DIRECTION: Repeat every line of the listing below exactly, minus the pictures.

GIVEN DATA:
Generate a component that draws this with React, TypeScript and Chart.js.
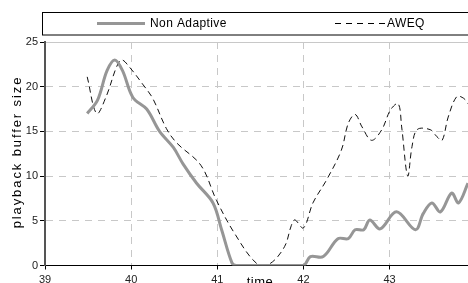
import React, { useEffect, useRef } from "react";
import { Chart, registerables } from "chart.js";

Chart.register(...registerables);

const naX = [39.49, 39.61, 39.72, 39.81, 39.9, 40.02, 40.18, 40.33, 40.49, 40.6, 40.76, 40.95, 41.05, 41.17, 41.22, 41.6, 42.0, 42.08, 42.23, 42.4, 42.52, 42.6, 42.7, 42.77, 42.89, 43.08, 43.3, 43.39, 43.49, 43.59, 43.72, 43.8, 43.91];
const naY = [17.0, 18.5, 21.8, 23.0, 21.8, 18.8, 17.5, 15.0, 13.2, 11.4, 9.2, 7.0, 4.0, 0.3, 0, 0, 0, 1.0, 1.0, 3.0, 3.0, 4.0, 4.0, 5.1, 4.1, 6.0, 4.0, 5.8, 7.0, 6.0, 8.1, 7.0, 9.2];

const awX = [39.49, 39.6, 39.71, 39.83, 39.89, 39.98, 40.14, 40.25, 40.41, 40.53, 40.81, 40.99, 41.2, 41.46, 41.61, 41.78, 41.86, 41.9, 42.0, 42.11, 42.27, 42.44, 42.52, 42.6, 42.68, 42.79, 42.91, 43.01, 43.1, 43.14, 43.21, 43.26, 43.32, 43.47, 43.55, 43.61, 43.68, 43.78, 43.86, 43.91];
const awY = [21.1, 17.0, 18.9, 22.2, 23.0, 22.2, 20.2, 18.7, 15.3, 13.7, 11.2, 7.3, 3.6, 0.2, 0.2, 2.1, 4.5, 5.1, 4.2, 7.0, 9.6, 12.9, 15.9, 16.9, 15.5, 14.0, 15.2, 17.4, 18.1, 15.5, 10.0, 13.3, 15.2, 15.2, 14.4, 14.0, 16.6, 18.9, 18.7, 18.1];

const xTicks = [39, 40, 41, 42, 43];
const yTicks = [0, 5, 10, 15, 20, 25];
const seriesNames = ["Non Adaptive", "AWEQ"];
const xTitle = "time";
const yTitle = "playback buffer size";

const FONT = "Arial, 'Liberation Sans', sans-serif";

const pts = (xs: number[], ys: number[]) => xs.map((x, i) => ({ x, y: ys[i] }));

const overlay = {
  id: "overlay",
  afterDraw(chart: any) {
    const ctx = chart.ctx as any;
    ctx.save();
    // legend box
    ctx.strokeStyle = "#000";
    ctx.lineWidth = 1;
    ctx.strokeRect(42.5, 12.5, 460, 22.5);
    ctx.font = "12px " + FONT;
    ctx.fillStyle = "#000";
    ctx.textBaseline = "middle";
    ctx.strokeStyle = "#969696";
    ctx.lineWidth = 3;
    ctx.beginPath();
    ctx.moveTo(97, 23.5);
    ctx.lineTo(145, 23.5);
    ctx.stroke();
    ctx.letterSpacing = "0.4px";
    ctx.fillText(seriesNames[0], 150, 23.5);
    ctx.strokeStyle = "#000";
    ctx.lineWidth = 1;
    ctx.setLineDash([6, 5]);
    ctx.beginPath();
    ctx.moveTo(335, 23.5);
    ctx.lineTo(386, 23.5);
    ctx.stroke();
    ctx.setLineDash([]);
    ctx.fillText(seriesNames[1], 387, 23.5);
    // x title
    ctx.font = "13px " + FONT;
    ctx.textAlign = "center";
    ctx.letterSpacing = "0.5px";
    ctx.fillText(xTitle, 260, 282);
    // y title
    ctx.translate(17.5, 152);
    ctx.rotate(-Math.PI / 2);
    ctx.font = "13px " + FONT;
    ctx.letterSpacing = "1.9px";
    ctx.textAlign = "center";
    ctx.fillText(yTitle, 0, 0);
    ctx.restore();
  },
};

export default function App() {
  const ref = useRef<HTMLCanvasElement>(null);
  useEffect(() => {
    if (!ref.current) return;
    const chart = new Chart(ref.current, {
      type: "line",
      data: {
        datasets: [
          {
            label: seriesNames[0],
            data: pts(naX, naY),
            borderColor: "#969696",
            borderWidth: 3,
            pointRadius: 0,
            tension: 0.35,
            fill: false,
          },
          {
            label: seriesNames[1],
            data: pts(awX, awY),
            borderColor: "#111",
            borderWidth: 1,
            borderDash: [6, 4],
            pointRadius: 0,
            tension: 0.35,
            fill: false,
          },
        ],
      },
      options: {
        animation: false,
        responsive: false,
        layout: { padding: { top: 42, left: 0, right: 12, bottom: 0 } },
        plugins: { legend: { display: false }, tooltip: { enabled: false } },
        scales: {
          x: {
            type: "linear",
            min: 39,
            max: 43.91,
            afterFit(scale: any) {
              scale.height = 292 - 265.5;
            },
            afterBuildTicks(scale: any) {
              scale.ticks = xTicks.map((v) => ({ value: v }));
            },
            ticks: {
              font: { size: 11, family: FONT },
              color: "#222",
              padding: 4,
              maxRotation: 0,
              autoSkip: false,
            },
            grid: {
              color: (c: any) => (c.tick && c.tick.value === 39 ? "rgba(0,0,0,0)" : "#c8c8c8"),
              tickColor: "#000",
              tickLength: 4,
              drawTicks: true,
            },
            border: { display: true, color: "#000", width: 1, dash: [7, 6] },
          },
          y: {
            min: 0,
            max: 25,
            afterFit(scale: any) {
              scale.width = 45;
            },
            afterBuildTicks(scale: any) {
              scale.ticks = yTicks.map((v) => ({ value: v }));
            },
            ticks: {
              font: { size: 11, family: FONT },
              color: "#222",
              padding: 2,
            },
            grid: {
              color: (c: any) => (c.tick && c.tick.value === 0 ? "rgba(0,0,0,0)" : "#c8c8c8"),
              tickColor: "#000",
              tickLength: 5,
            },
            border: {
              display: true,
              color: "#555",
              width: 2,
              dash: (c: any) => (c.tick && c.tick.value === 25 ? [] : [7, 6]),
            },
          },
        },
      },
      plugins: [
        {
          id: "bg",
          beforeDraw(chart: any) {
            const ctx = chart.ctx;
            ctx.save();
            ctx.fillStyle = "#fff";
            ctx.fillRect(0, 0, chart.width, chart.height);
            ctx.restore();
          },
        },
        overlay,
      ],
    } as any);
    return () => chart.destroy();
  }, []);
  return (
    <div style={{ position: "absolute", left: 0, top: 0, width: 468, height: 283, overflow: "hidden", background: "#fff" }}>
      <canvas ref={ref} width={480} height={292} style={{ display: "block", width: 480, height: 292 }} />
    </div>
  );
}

WRITTEN ANSWER:
Generate a component that draws this with React, TypeScript and Chart.js.
import React, { useEffect, useRef } from "react";
import { Chart, registerables } from "chart.js";

Chart.register(...registerables);

const naX = [39.49, 39.61, 39.72, 39.81, 39.9, 40.02, 40.18, 40.33, 40.49, 40.6, 40.76, 40.95, 41.05, 41.17, 41.22, 41.6, 42.0, 42.08, 42.23, 42.4, 42.52, 42.6, 42.7, 42.77, 42.89, 43.08, 43.3, 43.39, 43.49, 43.59, 43.72, 43.8, 43.91];
const naY = [17.0, 18.5, 21.8, 23.0, 21.8, 18.8, 17.5, 15.0, 13.2, 11.4, 9.2, 7.0, 4.0, 0.3, 0, 0, 0, 1.0, 1.0, 3.0, 3.0, 4.0, 4.0, 5.1, 4.1, 6.0, 4.0, 5.8, 7.0, 6.0, 8.1, 7.0, 9.2];

const awX = [39.49, 39.6, 39.71, 39.83, 39.89, 39.98, 40.14, 40.25, 40.41, 40.53, 40.81, 40.99, 41.2, 41.46, 41.61, 41.78, 41.86, 41.9, 42.0, 42.11, 42.27, 42.44, 42.52, 42.6, 42.68, 42.79, 42.91, 43.01, 43.1, 43.14, 43.21, 43.26, 43.32, 43.47, 43.55, 43.61, 43.68, 43.78, 43.86, 43.91];
const awY = [21.1, 17.0, 18.9, 22.2, 23.0, 22.2, 20.2, 18.7, 15.3, 13.7, 11.2, 7.3, 3.6, 0.2, 0.2, 2.1, 4.5, 5.1, 4.2, 7.0, 9.6, 12.9, 15.9, 16.9, 15.5, 14.0, 15.2, 17.4, 18.1, 15.5, 10.0, 13.3, 15.2, 15.2, 14.4, 14.0, 16.6, 18.9, 18.7, 18.1];

const xTicks = [39, 40, 41, 42, 43];
const yTicks = [0, 5, 10, 15, 20, 25];
const seriesNames = ["Non Adaptive", "AWEQ"];
const xTitle = "time";
const yTitle = "playback buffer size";

const FONT = "Arial, 'Liberation Sans', sans-serif";

const pts = (xs: number[], ys: number[]) => xs.map((x, i) => ({ x, y: ys[i] }));

const overlay = {
  id: "overlay",
  afterDraw(chart: any) {
    const ctx = chart.ctx as any;
    ctx.save();
    // legend box
    ctx.strokeStyle = "#000";
    ctx.lineWidth = 1;
    ctx.strokeRect(42.5, 12.5, 460, 22.5);
    ctx.font = "12px " + FONT;
    ctx.fillStyle = "#000";
    ctx.textBaseline = "middle";
    ctx.strokeStyle = "#969696";
    ctx.lineWidth = 3;
    ctx.beginPath();
    ctx.moveTo(97, 23.5);
    ctx.lineTo(145, 23.5);
    ctx.stroke();
    ctx.letterSpacing = "0.4px";
    ctx.fillText(seriesNames[0], 150, 23.5);
    ctx.strokeStyle = "#000";
    ctx.lineWidth = 1;
    ctx.setLineDash([6, 5]);
    ctx.beginPath();
    ctx.moveTo(335, 23.5);
    ctx.lineTo(386, 23.5);
    ctx.stroke();
    ctx.setLineDash([]);
    ctx.fillText(seriesNames[1], 387, 23.5);
    // x title
    ctx.font = "13px " + FONT;
    ctx.textAlign = "center";
    ctx.letterSpacing = "0.5px";
    ctx.fillText(xTitle, 260, 282);
    // y title
    ctx.translate(17.5, 152);
    ctx.rotate(-Math.PI / 2);
    ctx.font = "13px " + FONT;
    ctx.letterSpacing = "1.9px";
    ctx.textAlign = "center";
    ctx.fillText(yTitle, 0, 0);
    ctx.restore();
  },
};

export default function App() {
  const ref = useRef<HTMLCanvasElement>(null);
  useEffect(() => {
    if (!ref.current) return;
    const chart = new Chart(ref.current, {
      type: "line",
      data: {
        datasets: [
          {
            label: seriesNames[0],
            data: pts(naX, naY),
            borderColor: "#969696",
            borderWidth: 3,
            pointRadius: 0,
            tension: 0.35,
            fill: false,
          },
          {
            label: seriesNames[1],
            data: pts(awX, awY),
            borderColor: "#111",
            borderWidth: 1,
            borderDash: [6, 4],
            pointRadius: 0,
            tension: 0.35,
            fill: false,
          },
        ],
      },
      options: {
        animation: false,
        responsive: false,
        layout: { padding: { top: 42, left: 0, right: 12, bottom: 0 } },
        plugins: { legend: { display: false }, tooltip: { enabled: false } },
        scales: {
          x: {
            type: "linear",
            min: 39,
            max: 43.91,
            afterFit(scale: any) {
              scale.height = 292 - 265.5;
            },
            afterBuildTicks(scale: any) {
              scale.ticks = xTicks.map((v) => ({ value: v }));
            },
            ticks: {
              font: { size: 11, family: FONT },
              color: "#222",
              padding: 4,
              maxRotation: 0,
              autoSkip: false,
            },
            grid: {
              color: (c: any) => (c.tick && c.tick.value === 39 ? "rgba(0,0,0,0)" : "#c8c8c8"),
              tickColor: "#000",
              tickLength: 4,
              drawTicks: true,
            },
            border: { display: true, color: "#000", width: 1, dash: [7, 6] },
          },
          y: {
            min: 0,
            max: 25,
            afterFit(scale: any) {
              scale.width = 45;
            },
            afterBuildTicks(scale: any) {
              scale.ticks = yTicks.map((v) => ({ value: v }));
            },
            ticks: {
              font: { size: 11, family: FONT },
              color: "#222",
              padding: 2,
            },
            grid: {
              color: (c: any) => (c.tick && c.tick.value === 0 ? "rgba(0,0,0,0)" : "#c8c8c8"),
              tickColor: "#000",
              tickLength: 5,
            },
            border: {
              display: true,
              color: "#555",
              width: 2,
              dash: (c: any) => (c.tick && c.tick.value === 25 ? [] : [7, 6]),
            },
          },
        },
      },
      plugins: [
        {
          id: "bg",
          beforeDraw(chart: any) {
            const ctx = chart.ctx;
            ctx.save();
            ctx.fillStyle = "#fff";
            ctx.fillRect(0, 0, chart.width, chart.height);
            ctx.restore();
          },
        },
        overlay,
      ],
    } as any);
    return () => chart.destroy();
  }, []);
  return (
    <div style={{ position: "absolute", left: 0, top: 0, width: 468, height: 283, overflow: "hidden", background: "#fff" }}>
      <canvas ref={ref} width={480} height={292} style={{ display: "block", width: 480, height: 292 }} />
    </div>
  );
}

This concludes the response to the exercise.